Similarly, one is able to compare and contrast Howell Mountain Cabernet Sauvignon (grown at elevation of 600 to 2200 ft in Napa) versus Napa Valley floor fruit (grown at elevation of 50-200 ft). Quite an educational “compare and contrast” example. Cornerstone produces a Napa Valley Cabernet Sauvignon, an all-Howell Mountain fruit Cabernet Sauvignon, and a Cabernet Sauvignon with a blend of both fruit sources. By keeping the wine making consistent, the comparison is much more revealing.
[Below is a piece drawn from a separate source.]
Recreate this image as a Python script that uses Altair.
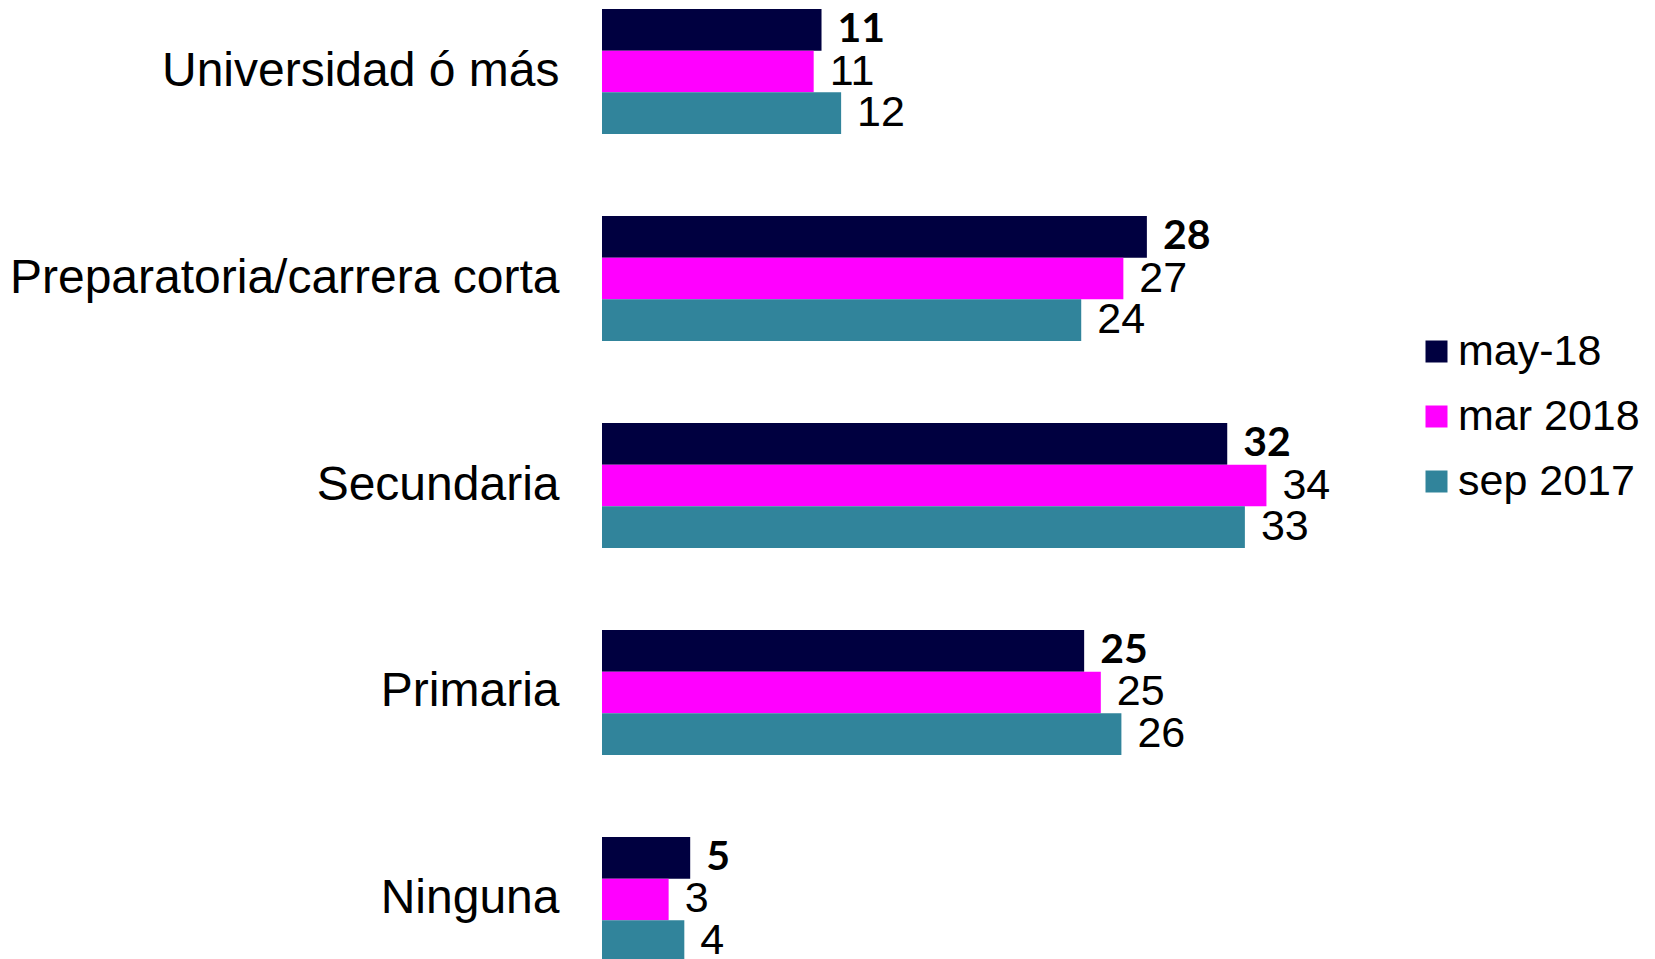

In this example, the Cornerstone Cellars Cabernet (vintage) from the Napa Valley floor had richer, denser fruit, with a less of an acid profile, while the Cornerstone Howell Mountain Cabernet (vintage) had more elegant, refined fruit, with a higher minerality, higher acid, and more subtleties of terroir on the palate and on the nose.  I noticed other Howell Mountain Cabs, such as those from Outpost, which I sampled outside of this tasting have similar characteristics, where fruit is not as dominant, allowing subtleties of minerality and terroir to showcase themselves.

Lastly, a similar interesting comparison is found in Ladera’s 05 Howell Mountain Cabernet Sauvignon and their 06 Napa Valley Cabernet Sauvignon. Rarely is a wine maker able to satisfy the in-laws on both sides of the family. Here, the family from Europe that likes complexity of earth, wafting smoke, dark fruit, yet good acidity with a depth of character will enjoy the Howell Mountain version, grown in volcanic, iron-rich soils, while the Napa Valley floor purists will enjoy the Napa Valley Cabernet, bright, big, dense fruit handed to you on a silver platter with fewer “distractions”.

Overall, it is rare to find so much to try in one tasting–so many varietals, so many regions, so many possible cross-comparisons–all in a venue that allows enough time for the wines to breathe and open up. The lines are not prohibitive, wine makers abound to answer questions, distributors, and wine reps freely exchange tasting notes and ideas. What more could you want…

I wish to that the participating wineries, staff, and management for another successful pair of tasting events. Their passion to bring the diversity of product and a quality wine tasting experience to both the industry professional and general public alike is greatly appreciated.